One response occurred in the urban centers. The decade between 1950 and 1960 saw an astonishing rise in violent urban gangs. In New York City, from 1955 to 1956, murders of teens rose 26 percent, auto theft rose 36 percent, and the possession of dangerous weapons increased 92 percent. Rival gangs staked off their "turf," and fought to protect it. In their book, Home of the Brave, John Alexander Carroll and Odie Faulk indict TV as a prime causal factor in the rise of violence, because it visually portrayed things the urban youth would never own or experience. Life in the white suburbs was a constant and appealing carrot dangling in their faces from the TVs in their homes. Their rebellion was against a larger culture in which they seemed to be persona non grata. And as generally is the case in a battle between "haves" and "have nots," their rebellion took the form of action.
As parasitic on social ills back then as now, the entertainment industry hijacked the urban gang phenomenon and turned it into money-making ventures. Fifties films like, High School Confidential, Blackboard Jungle, Teenage Doll, and Wild One romanticized urban gangs, ethnic tensions, and teen violence. The urban unrest motif even found its way onto Broadway in the musical, West Side Story about this time.

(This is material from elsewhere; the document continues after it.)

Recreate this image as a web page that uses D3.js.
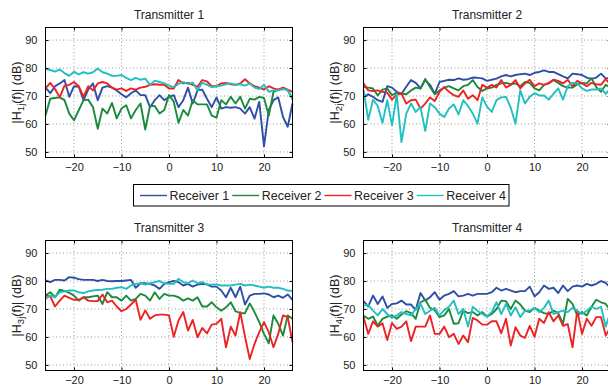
<!DOCTYPE html>
<html>
<head>
<meta charset="utf-8">
<script src="https://cdn.jsdelivr.net/npm/d3@7"></script>
<style>
    body { margin: 0; background: #fff; }
    svg { display: block; font-family: "Liberation Sans", Arial, Helvetica, sans-serif; }
    .grid line { stroke: #9a9a9a; stroke-width: 1; stroke-dasharray: 1,2.5; }
    .axis text { fill: #222; font-size: 11px; }
    .axis line { stroke: #000; }
    .box { fill: none; stroke: #000; stroke-width: 1; }
    .series { fill: none; stroke-width: 1.9; stroke-linejoin: round; }
    .chartTitle { font-size: 12px; fill: #222; }
    .yLabel { font-size: 12.5px; fill: #222; }
    .legendText { font-size: 12.5px; fill: #222; }
</style>
</head>
<body>
<div id="chart"></div>
<script>

/**************
***** DATA *****
***************/

const subcarriers = [-26, -25, -24, -23, -22, -21, -20, -19, -18, -17, -16, -15, -14, -13,
    -12, -11, -10, -9, -8, -7, -6, -5, -4, -3, -2, -1, 0, 1, 2, 3, 4, 5, 6, 7, 8, 9, 10,
    11, 12, 13, 14, 15, 16, 17, 18, 19, 20, 21, 22, 23, 24, 25, 26];

const xTicks = [-20, -10, 0, 10, 20];
const yTicks = [50, 60, 70, 80, 90];

const receivers = ["Receiver 1", "Receiver 2", "Receiver 3", "Receiver 4"];
const transmitters = ["Transmitter 1", "Transmitter 2", "Transmitter 3", "Transmitter 4"];

// transmitter 1
const tx1Rx1 = [73, 71, 73.5, 74.5, 75.7, 69.7, 73.5, 73.3, 68.5, 72.3, 74.5, 68.5, 73, 73.5, 73, 72, 70.6, 69.5, 71, 72, 70.3, 70.3, 66, 68.5, 70.3, 68.5,
    69.7, 70.3, 66, 68.5, 73, 67.3, 72, 72.3, 69, 66, 69.5, 65.5, 66, 65.8, 66, 65.5, 63.7, 66, 61.9, 67.9, 52, 64.9, 68.5, 69.5, 62.5, 59, 67.3];
const tx1Rx2 = [63, 69, 69.3, 69.5, 68.5, 63.7, 61.3, 64.9, 68.5, 68.7, 66, 58.3, 65.5, 63.7, 67.5, 62, 65.5, 66.7, 62, 65, 67.3, 58, 66.4, 66.4, 63.7, 65,
    70.3, 68, 60.4, 65, 63, 68.5, 67, 67, 67, 63, 62.3, 68.5, 67, 69.7, 67.3, 69.7, 65.5, 69, 68.7, 69.7, 69.3, 63, 71.5, 72.3, 72.7, 72, 69];
const tx1Rx3 = [72.7, 74.7, 72.5, 69.5, 73.7, 74, 75, 73.5, 69.7, 73.5, 72, 74.5, 75, 74.5, 73, 72.3, 72.7, 71.8, 72.7, 72.3, 73, 73.3, 74, 74.2, 74, 74,
    72.7, 72.7, 75.7, 74.5, 74.7, 74, 73.3, 75.7, 75.2, 73.5, 73.5, 74.5, 74.7, 74.2, 74, 74.5, 76, 74.5, 73.5, 73, 72.3, 73.5, 72.7, 72.3, 73, 72.3, 71.5];
const tx1Rx4 = [79.6, 79.3, 78.7, 79.5, 78.2, 77.2, 78.7, 77.7, 78.5, 78, 78.5, 79.8, 78.5, 78, 77.2, 77.2, 77.5, 76.5, 75.7, 76.5, 75.8, 76.2, 74, 75.5, 75, 74.5,
    73.7, 73.2, 74.3, 75, 74.3, 74.8, 72, 74.8, 74, 73.2, 73.5, 73.7, 74.2, 74.5, 74, 74.2, 73.7, 74.5, 73, 72.5, 74, 71.5, 72, 72, 72.5, 72.2, 68.7];

// transmitter 2
const tx2Rx1 = [69.7, 70.6, 69.7, 68.5, 67.9, 73.5, 73, 71.5, 70.8, 73.3, 75.7, 74.7, 72.7, 75.7, 74, 70.8, 75, 75.4, 75.8, 75.7, 76.3, 75.8, 76, 76.6, 76.5, 76.3,
    75.4, 75.8, 76.2, 77, 77.5, 77, 77.5, 77.8, 78, 77.5, 78.3, 78.6, 79.2, 78.6, 78.6, 77.8, 77, 76.3, 78, 77.8, 77.5, 76.6, 76.1, 76.6, 78, 76.3, 76.5];
const tx2Rx2 = [73.2, 73, 72.7, 70.2, 72.3, 72.7, 70.3, 71.2, 70.8, 70.6, 72, 73, 72.7, 76.1, 73.2, 70.6, 72, 73, 73.5, 72.7, 72, 73.5, 74, 75.7, 73.2, 71.8,
    72.7, 73, 74, 74.5, 74.7, 74.2, 74.5, 73.5, 75, 74.7, 72.7, 72, 74, 74.5, 75.7, 74.7, 73.5, 73, 73, 74.2, 74.7, 74.5, 76.3, 73.2, 71.5, 74, 73];
const tx2Rx3 = [74.5, 72, 71.8, 72, 71.5, 71.2, 68.7, 70.6, 70.8, 67.3, 68.5, 68.7, 65.5, 67.3, 69.5, 68.2, 71.5, 73.2, 71.5, 70.3, 69.7, 72, 69, 70.3, 68.5, 74,
    73, 74, 73, 75.7, 73, 74, 75.7, 72.7, 74.5, 75.8, 73.5, 74.5, 74, 74.7, 75.8, 75.4, 74.5, 75.8, 73.5, 75.4, 74.5, 73.5, 74.7, 74.2, 74, 76.1, 74];
const tx2Rx4 = [72.3, 61.5, 68.7, 66.4, 60.4, 68.5, 59.5, 70.6, 53.5, 63.7, 67.3, 64.3, 66, 57.5, 67.3, 66, 63.7, 62.5, 65.5, 67, 63.4, 68.5, 66.4, 63.7, 60.1, 69.5,
    66.2, 64.3, 68.5, 69.5, 69.7, 65.8, 60.1, 72, 67.3, 69.7, 71, 70.2, 70.2, 68.7, 70.8, 72.7, 68.7, 73.5, 74.7, 74.5, 72.7, 71.8, 72.3, 72.3, 72.7, 70.8, 72.7];

// transmitter 3
const tx3Rx1 = [80.2, 79.6, 80.4, 80.4, 80.2, 81.4, 81.2, 80.7, 80.4, 80.4, 80.4, 80, 80.4, 80, 79.9, 80, 80, 80.2, 80.4, 77.6, 79.2, 79.2, 79, 78.4, 77.2, 79,
    79.6, 80, 79.6, 78.4, 79, 78, 78.7, 79, 78.8, 78, 78, 76.6, 74.2, 77.6, 74.2, 78, 71.6, 74.8, 75.4, 75.4, 75.6, 75.2, 74.2, 74.8, 74, 75.2, 73.3];
const tx3Rx2 = [74.8, 76, 74.2, 76.9, 76.5, 75.8, 74.8, 73, 74.2, 74.2, 74.5, 74.8, 71.8, 76, 74.2, 74.2, 73, 74.8, 73, 73.6, 75.4, 74.8, 73, 76, 73.6, 75.4,
    74.8, 74.8, 74.2, 73, 73.8, 73, 74.2, 70.9, 70.9, 72.4, 70.6, 69.4, 70.6, 72.4, 69.2, 68.5, 68.5, 72, 68.9, 65.3, 61.1, 57.7, 67.7, 64.7, 60.5, 67.7, 66.5];
const tx3Rx3 = [74.8, 74.5, 70.9, 73, 74.8, 74, 73.3, 73.3, 74.2, 73, 72.8, 72.8, 75.2, 72.4, 73, 70.9, 69.2, 70, 71.6, 73.3, 66.1, 69.5, 66.5, 67.7, 68, 68,
    67.7, 60.1, 65.9, 68.9, 62.3, 66.1, 59.9, 63.2, 61.3, 64.4, 64.7, 66.5, 56.3, 63.7, 60.5, 68.9, 60.1, 52.1, 57.5, 61.7, 65.3, 61.7, 56.3, 61.1, 67.7, 67.1, 58.1];
const tx3Rx4 = [73.6, 74.8, 74.2, 76, 76.3, 76.6, 76.6, 76, 75.7, 76.3, 76.6, 76.8, 76.9, 77.2, 77.2, 77.6, 77.8, 77.2, 78.4, 79, 79.2, 78.7, 79.2, 79.6, 80, 79.2,
    79, 79, 80.8, 79.6, 79.2, 80.2, 79.2, 79.6, 78.7, 78.7, 78.8, 78.4, 78.4, 78.4, 78.7, 79, 78.4, 78.7, 78.4, 78, 77.6, 78, 77.6, 77.6, 77.2, 76.6, 76.4];

// transmitter 4
const tx4Rx1 = [72.8, 70.9, 74.8, 71.8, 74.5, 70.4, 71.8, 72, 73, 71.6, 71.6, 69.7, 75.7, 73, 74.2, 76, 73.3, 74.8, 75.4, 76.4, 74.5, 74.8, 75.4, 74.8, 75.4, 75.4,
    75.4, 76, 77.6, 76.6, 77.2, 76.6, 76, 76.4, 76.4, 78, 74.5, 76, 78.4, 77.2, 77.6, 75.7, 78.4, 76.4, 78, 78.4, 78, 79, 78.4, 79, 80, 79.3, 77.6];
const tx4Rx2 = [67.7, 66.5, 67.3, 64, 66.5, 67.3, 67.7, 66.5, 68, 69.2, 68.5, 66.5, 72.4, 73.3, 70.4, 69.6, 67.1, 67.7, 70, 64.7, 64.9, 69.4, 68.5, 68.9, 67.7, 68.9,
    67.3, 68.2, 70, 73, 72.8, 70, 73, 71.6, 69.4, 68.9, 70.4, 69.4, 68.5, 68.2, 69.4, 68.5, 64.7, 73.6, 71.8, 67.7, 68.9, 67.7, 70.8, 73.3, 72.4, 71.8, 69.4];
const tx4Rx3 = [67.1, 61.1, 65.6, 63.7, 64.9, 58.9, 65, 62.9, 63.7, 65.6, 58.5, 63.7, 63.7, 63.7, 67.7, 61.1, 61.1, 63.7, 59.9, 61.1, 57.5, 60.5, 58.1, 66.8, 65.9, 64.4,
    64.4, 65.6, 65.6, 61.3, 66.5, 56.9, 63.5, 60.5, 59.7, 64, 60.1, 66.5, 65, 68.9, 65.6, 67.7, 64, 64.6, 56.3, 69.4, 61.1, 66.5, 64, 67.1, 67.1, 60.5, 63.5];
const tx4Rx4 = [71.2, 71.5, 69.4, 67.7, 70, 68.2, 66.8, 67.7, 68.9, 68.2, 67.7, 70, 71.8, 68.2, 69.4, 70.4, 67.7, 69.6, 70.8, 73, 68.2, 70, 63.7, 70.8, 69.4, 68.2,
    67.3, 68.9, 72.4, 68.2, 71.8, 67.7, 70.6, 67.1, 69.4, 69.4, 70.4, 68.9, 70.4, 73, 68.2, 68.9, 69.4, 68.9, 70.4, 69.4, 68.2, 69.4, 70.8, 70, 70.8, 63.7, 68.9];

/**********************
***** BASIC SETUP *****
**********************/

const width = 608;
const height = 387;
const plotWidth = 247;
const plotHeight = 130;
const colLeft = [45.5, 363.5];
const rowTop = [27.5, 240.5];
const colors = ["#2f4fa6", "#1a8a3c", "#ee2224", "#22bfc0"];

const svg = d3.select("#chart")
    .append("svg")
    .attr("width", width)
    .attr("height", height)
    .style("overflow", "hidden");

const xScale = d3.scaleLinear()
    .domain([-26, 26])
    .range([0, plotWidth]);

const yScale = d3.scaleLinear()
    .domain([48, 94.5])
    .range([plotHeight, 0]);

const line = d3.line()
    .x((d, i) => xScale(subcarriers[i]))
    .y(d => yScale(d));

const panels = [
    {title: transmitters[0], idx: "1j", series: [tx1Rx1, tx1Rx2, tx1Rx3, tx1Rx4]},
    {title: transmitters[1], idx: "2j", series: [tx2Rx1, tx2Rx2, tx2Rx3, tx2Rx4]},
    {title: transmitters[2], idx: "3j", series: [tx3Rx1, tx3Rx2, tx3Rx3, tx3Rx4]},
    {title: transmitters[3], idx: "4j", series: [tx4Rx1, tx4Rx2, tx4Rx3, tx4Rx4]}
];

/*****************
***** PANELS *****
*****************/

panels.forEach((p, k) => {
    const g = svg.append("g")
        .attr("transform", `translate(${colLeft[k % 2]}, ${rowTop[Math.floor(k / 2)]})`);

    // dotted gridlines
    const grid = g.append("g").attr("class", "grid");
    grid.selectAll(".vline")
        .data(xTicks)
        .enter()
        .append("line")
        .attr("x1", d => xScale(d)).attr("x2", d => xScale(d))
        .attr("y1", 0).attr("y2", plotHeight);
    grid.selectAll(".hline")
        .data(yTicks)
        .enter()
        .append("line")
        .attr("y1", d => yScale(d)).attr("y2", d => yScale(d))
        .attr("x1", 0).attr("x2", plotWidth);

    // lines for the 4 receivers
    g.selectAll(".series")
        .data(p.series)
        .enter()
        .append("path")
        .attr("class", "series")
        .attr("stroke", (d, i) => colors[i])
        .attr("d", line);

    // axes, ticks pointing in like matlab
    g.append("g")
        .attr("class", "axis")
        .attr("transform", `translate(0, ${plotHeight})`)
        .call(d3.axisBottom(xScale).tickValues(xTicks).tickSize(-3).tickSizeOuter(0).tickPadding(6));
    g.append("g")
        .attr("class", "axis")
        .call(d3.axisLeft(yScale).tickValues(yTicks).tickSize(-3).tickSizeOuter(0).tickPadding(8));
    g.append("g")
        .attr("class", "axis")
        .call(d3.axisTop(xScale).tickValues(xTicks).tickSize(-3).tickSizeOuter(0).tickFormat(""));
    g.append("g")
        .attr("class", "axis")
        .attr("transform", `translate(${plotWidth}, 0)`)
        .call(d3.axisRight(yScale).tickValues(yTicks).tickSize(-3).tickSizeOuter(0).tickFormat(""));
    g.selectAll(".axis")
        .attr("font-family", null)
        .attr("font-size", null);
    g.selectAll(".axis .domain").remove();

    g.append("rect")
        .attr("class", "box")
        .attr("width", plotWidth)
        .attr("height", plotHeight);

    // title
    g.append("text")
        .attr("class", "chartTitle")
        .attr("x", plotWidth / 2)
        .attr("y", -9)
        .attr("text-anchor", "middle")
        .text(p.title);

    // y label with subscript
    const yl = g.append("text")
        .attr("class", "yLabel")
        .attr("transform", `translate(-25, ${plotHeight / 2}) rotate(-90)`)
        .attr("text-anchor", "middle");
    yl.append("tspan").text("|H");
    yl.append("tspan").attr("font-size", "9.5px").attr("dy", 3).text(p.idx);
    yl.append("tspan").attr("dy", -3).text("(f)| (dB)");
});

/*****************
***** LEGEND *****
*****************/

const legend = svg.append("g")
    .attr("id", "legend")
    .attr("transform", "translate(133.5, 184.5)");

const legendBox = legend.append("rect")
    .attr("fill", "#fff")
    .attr("stroke", "#000")
    .attr("stroke-width", 1)
    .attr("height", 21.5);

let cursor = 6.5;
receivers.forEach((r, i) => {
    legend.append("line")
        .attr("x1", cursor).attr("x2", cursor + 27)
        .attr("y1", 11).attr("y2", 11)
        .attr("stroke", colors[i])
        .attr("stroke-width", 1.4);
    const t = legend.append("text")
        .attr("class", "legendText")
        .attr("x", cursor + 29.5)
        .attr("y", 15.5)
        .text(r);
    cursor += 29.5 + t.node().getComputedTextLength() + 3;
});
legendBox.attr("width", cursor);

</script>
</body>
</html>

Urban violence was one of the responses to "Peace, Progress, and Prosperity," as inner-city youth groped for some sense of identity in a larger culture that had loosed itself from a meaningful shore. But, in the Fifties, these gangs made up a very small part of what we now call the boomer generation.
A second, and even smaller response to this marathon of materialism emerged among a quasi-intellectual elite. On the East Coast, at Columbia University, a handful of disenchanted WW2 veterans and college dropouts began to drop out even further. In coffeehouses and apartments called,”pads," they wrote and performed offbeat poetry in the context of a loose orientation toward sex and drugs. They were the self-proclaimed “beat generation"—the name being an abbreviation of beatitude. The media quickly and cynically labeled them, "beatniks," parroting the recent launch of Sputnik by the Russians. But, and this is huge, these first revolutionary "drop-outs" were not unpatriotic. In fact, many were vets. They were "un-American" only in the sense that they found this new “American Dream,” shallow and empty, and used it as an excuse for a lifestyle headed in the opposite direction as mainstream middle-America. They were, in a word, the counter-culture.
But, and this is important. The beats of the Fifties were politically passive, not active. Jack Kerouac, one of their leading prophets said it best:
Recently Ben Hecht said to me on TV "Why are you afraid to speak out your mind, what's wrong with this country, what is everybody afraid of?" Was he talking to me? And all he wanted me to do was speak out my mind AGAINST people…Eisenhower, the Pope, all kinds of people like that habitually he would sneer at with Drew Pearson, AGAINST the world he wanted, this is his idea of freedom, he calls it freedom. Who knows, my God, but that the universe is not one vast sea of compassion actually, the veritable holy honey, beneath all this show of personality and cruelty.
Keroauc didn’t want to blast anyone. It wasn’t so much what he was against, as what he was for. This passive nature of the “Beatniks” or “Beats” is important to get right, because their mutant offspring, the "hippies," had very little in common with them, other than wanting to live in the opposite direction as mainstream middle-America.
There were a number of influential folks in the Beat movement. Allen Ginsberg, Gregory Corso, and Lawrence Ferlinghetti. These and other gurus of the Beat scene migrated widely, pronouncing their blessings in poetry and song to other "hip" souls who would listen. Like Facebook they had people who “followed,” but the followers were congregated more as philosophical oases in different cities, rather than any sort of coherent movement. The Beasts didn’t really have an “agenda.” They didn’t have a headquarters. They didn’t have a platform. They wanted to be left alone. You were welcome to join of course.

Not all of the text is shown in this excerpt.